I quite enjoy showing people how the weaving is done, and use social media a lot – particularly Instagram – to do this. It’s important to show people that I am actually making my pieces, that it is my hands doing the work. I think that if people understand how something is made, they will realise the value of it, and not just see it as another bench that they might find on the high street.

With the benefit of hindsight, is there anything you would tell your younger self about how to set up in business as a maker?

I guess it’s just about valuing your time and what you do. As soon as you stop enjoying doing something, just don’t do it anymore – do something else that you will enjoy. I think that’s really important, and I think my enjoyment shows in my work and in my practice.

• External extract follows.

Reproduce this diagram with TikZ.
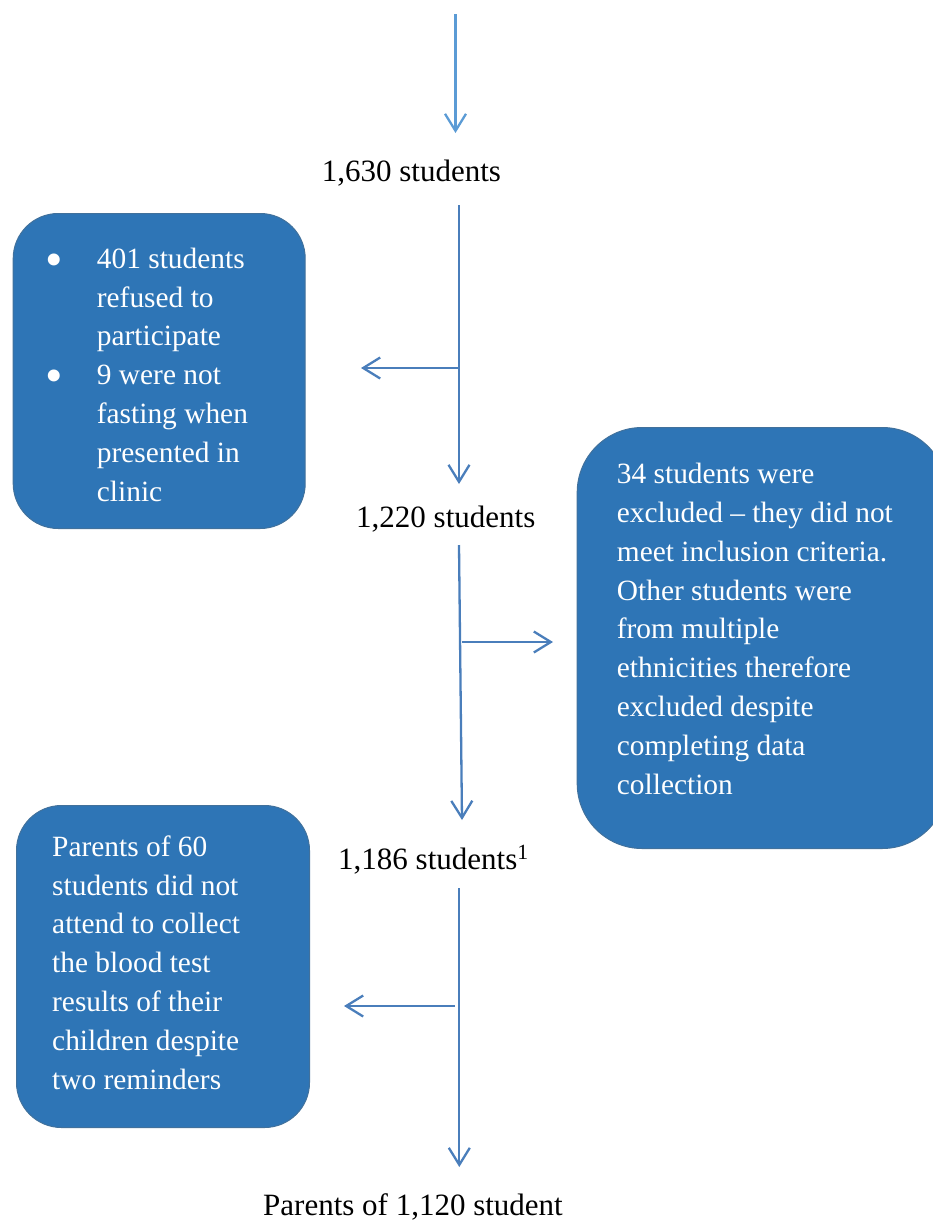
\documentclass[tikz,border=0pt]{standalone}
\usepackage{fontspec}
\setmainfont{Liberation Serif}
\usetikzlibrary{arrows.meta}
\definecolor{boxfill}{HTML}{2E75B6}
\definecolor{boxline}{HTML}{41719C}
\definecolor{arrcol}{HTML}{4A7EBB}
\definecolor{toparr}{HTML}{5B9BD5}
\newcommand{\bigbul}{\llap{\makebox[51pt][l]{\raisebox{-8pt}[0pt][0pt]{\fontsize{50}{0}\selectfont •}}}}
\tikzset{
  arr/.style={draw=arrcol, line width=2.3pt, -{Straight Barb[length=17pt,width=21pt,line width=2.3pt]}},
  bluebox/.style={draw=boxline, line width=1pt, fill=boxfill, rectangle, anchor=north west, inner sep=0pt},
  boxtext/.style={anchor=north west, inner sep=0pt, align=left, text=white, font=\fontsize{29.4}{38.8}\selectfont},
  count/.style={anchor=base west, inner sep=0pt, font=\fontsize{31}{38.8}\selectfont}
}
\begin{document}
\begin{tikzpicture}[x=1pt,y=-1pt]
\useasboundingbox (0,0) rectangle (933,1221);
% boxes
\node[bluebox, rounded corners=45pt, minimum width=292pt, minimum height=315pt] (box1) at (12.7,213) {};
\node[bluebox, rounded corners=65pt, minimum width=370pt, minimum height=421pt] (box2) at (576.7,427) {};
\node[bluebox, rounded corners=45pt, minimum width=293pt, minimum height=322pt] (box3) at (16,805) {};
% box texts
\node[boxtext] (t1) at (96.7,241) {\strut\bigbul 401 students\\refused to\\participate\\\bigbul 9 were not\\fasting when\\presented in\\clinic};
\node[boxtext] (t2) at (616.7,456.3) {\strut 34 students were\\excluded – they did not\\meet inclusion criteria.\\Other students were\\from multiple\\ethnicities therefore\\excluded despite\\completing data\\collection};
\node[boxtext] (t3) at (52,829) {\strut Parents of 60\\students did not\\attend to collect\\the blood test\\results of their\\children despite\\two reminders};
% counts
\node[count] (n1630) at (321.7,181) {1,630 students};
\node[count] (n1220) at (356,527) {1,220 students};
\node[count] (n1186) at (338,869) {1,186 students\textsuperscript{1}};
\node[count] (n1120) at (263,1215) {Parents of 1,120 student};
% connector coordinates
\coordinate (c0) at (455.5,14);
\coordinate (c0e) at (455.5,133);
\coordinate (c1s) at (459,205);
\coordinate (c1b) at (459,368);
\coordinate (c1l) at (361,368);
\coordinate (c1e) at (459,484);
\coordinate (c2s) at (459,545);
\coordinate (c2b) at (461.8,642);
\coordinate (c2r) at (553,642);
\coordinate (c2e) at (462,820);
\coordinate (c3s) at (459.3,888);
\coordinate (c3b) at (455,1006);
\coordinate (c3l) at (344,1006);
\coordinate (c3e) at (459.3,1167);
% arrows
\draw[arr, draw=toparr, -{Straight Barb[length=17pt,width=21pt,line width=2.3pt,color=toparr]}] (c0) -- (c0e);
\draw[arr] (c1s) -- (c1e);
\draw[arr] (c1b) -- (c1l);
\draw[arr] (c2s) -- (c2e);
\draw[arr] (c2b) -- (c2r);
\draw[arr] (c3s) -- (c3e);
\draw[arr] (c3b) -- (c3l);
\end{tikzpicture}
\end{document}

I’ve dreamed for years of having my own bit of woodland, a place where I can go and learn more about the material that I work with. In lockdown, I was lucky enough to find a piece of woodland that was just right, with a little stream and lots of different kinds of trees already growing, and just half an hour from the workshop. We bought it two years ago, and it felt like a total luxury at the time, but I’ve since realised how much it benefits my mental health, my physical health, my creativity and my practice, because suddenly I have more time to let ideas flow.

Woodland is actually quite a responsibility because it needs to be looked after and managed. To enable me to do that, I’ve now created something in my practice called Woodland Wednesday. The lads are more than capable of carrying on without me in the workshop while I go off and do woodland management every Wednesday. Sometimes I’ll do work like thinning or coppicing; sometimes I’ll just go and sit and watch the trees grow. I am planning to build an off-grid workshop in the woodland as well.